There is constant discussion about whether nominating popular films boosts Oscar ratings. The 1998 telecast ran 249 minutes and netted 55.2 million viewers, the second-biggest audience ever for the show, with “Titanic” winning Best Picture. Stentz said a stunts category would let the show acknowledge big blockbuster movies “in a non-patronizing way.”
You don’t need a $200 million budget to have a jaw-dropping action sequence: “Everything Everywhere” could have added to its Oscars collection if an action category had existed. Or the Oscar might have gone to “Top Gun: Maverick” or “Avatar: The Way of Water.” All three of those were critically acclaimed blockbusters and ended up nominated for Best Picture partially on the strength of their action sequences.
Art or commerce?
Where the stunt advocates’ arguments get muddled is whether award recognition for their work is about artistry or business.

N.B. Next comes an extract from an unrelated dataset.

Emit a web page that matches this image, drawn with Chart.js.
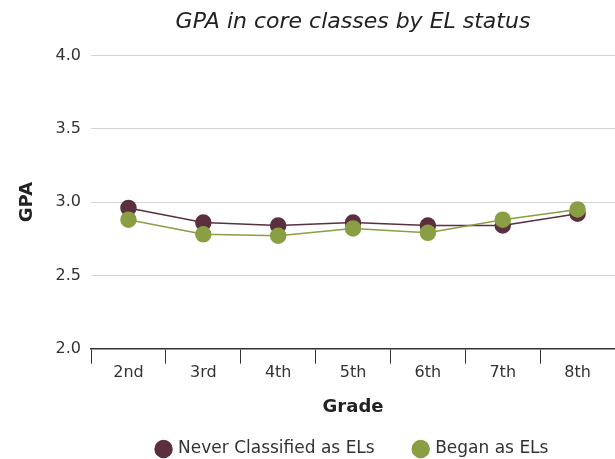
<!DOCTYPE html>
<html>
<head>
<meta charset="utf-8">
<script src="https://cdn.jsdelivr.net/npm/chart.js@4.4.0/dist/chart.umd.min.js"></script>
<style>
  html, body { margin: 0; padding: 0; background: #fff; overflow: hidden; }
  #wrap { width: 706px; height: 459px; }
</style>
</head>
<body>
<div id="wrap"><canvas id="gpaChart"></canvas></div>
<script>
var grades = ['2nd', '3rd', '4th', '5th', '6th', '7th', '8th'];
var neverEL = [2.96, 2.86, 2.84, 2.86, 2.84, 2.84, 2.92];
var beganEL = [2.88, 2.78, 2.77, 2.82, 2.79, 2.88, 2.95];

var maroon = '#5b2f3f';
var green = '#8a9e43';
var fontFamily = "'DejaVu Sans', sans-serif";

var ctx = document.getElementById('gpaChart').getContext('2d');
var gpaChart = new Chart(ctx, {
    type: 'line',
    data: {
        labels: grades,
        datasets: [{
            label: 'Never Classified as ELs',
            data: neverEL,
            borderColor: maroon,
            backgroundColor: maroon,
            borderWidth: 1.5,
            pointRadius: 7.5,
            pointHoverRadius: 7.5,
            tension: 0,
            order: 1
        }, {
            label: 'Began as ELs',
            data: beganEL,
            borderColor: green,
            backgroundColor: green,
            borderWidth: 1.5,
            pointRadius: 7.5,
            pointHoverRadius: 7.5,
            tension: 0,
            order: 0
        }]
    },
    options: {
        responsive: true,
        maintainAspectRatio: false,
        animation: false,
        layout: { autoPadding: false, padding: { left: 0, right: 0, top: 9, bottom: -8.5 } },
        scales: {
            x: {
                offset: true,
                grid: {
                    offset: true,
                    drawOnChartArea: false,
                    color: '#333',
                    tickLength: 15,
                    tickColor: '#333'
                },
                border: { color: '#333', width: 1.5 },
                ticks: {
                    color: '#333',
                    font: { family: fontFamily, size: 16 },
                    padding: 0
                },
                title: {
                    display: true,
                    text: 'Grade',
                    color: '#222',
                    font: { family: fontFamily, size: 18, weight: 'bold' },
                    padding: { top: 14, bottom: -18 }
                }
            },
            y: {
                min: 2.0,
                max: 4.0,
                grid: {
                    color: '#d4d4d4',
                    drawTicks: false
                },
                border: { display: false },
                ticks: {
                    stepSize: 0.5,
                    color: '#333',
                    padding: 10,
                    font: { family: fontFamily, size: 16 },
                    callback: function (v) { return v.toFixed(1); }
                },
                title: {
                    display: true,
                    text: 'GPA',
                    color: '#222',
                    font: { family: fontFamily, size: 18, weight: 'bold' },
                    padding: { top: 17, bottom: 7 }
                }
            },
            // empty right axis: keeps the plot ending at the window edge
            yRight: {
                position: 'right',
                grid: { display: false },
                border: { display: false },
                ticks: { display: false },
                afterFit: function (scale) { scale.width = 91; }
            }
        },
        plugins: {
            title: {
                display: true,
                text: 'GPA in core classes by EL status',
                color: '#222',
                font: { family: fontFamily, size: 22, style: 'italic', weight: 'normal' },
                padding: { top: 0, bottom: 20 }
            },
            legend: {
                position: 'bottom',
                labels: {
                    usePointStyle: true,
                    pointStyle: 'circle',
                    boxWidth: 12,
                    boxHeight: 12,
                    color: '#333',
                    padding: 40,
                    font: { family: fontFamily, size: 17 },
                    sort: function (a, b) { return a.datasetIndex - b.datasetIndex; }
                }
            },
            tooltip: { enabled: false }
        }
    }
});
</script>
</body>
</html>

In the end, like many parts of the movie business, it’s a bit of both.
“We get the most complicated problems to solve,” declared Kennedy, “figuring out how to make a scene emotional, exciting, shocking and safe while not revealing that the cast is being doubled.”
Still, working their way into the Oscars may be too complicated a problem to solve this year, given the one-person representation of the new production branch on the Academy’s board, unless advocates can make a persuasive argument that a stunt award will boost the all-important broadcast ratings.
In the meantime, stunt professionals will have to content themselves with the SAG Stunt Ensemble category, or less formal nods like Vulture’s awards.
Kennedy doesn’t believe that the Academy will change its tune “unless there’s a consequence to not doing it.” Until then, she said, stunt professionals “will still take their money and do our jobs and entertain the moviegoers.”
Drew Taylor contributed to this article.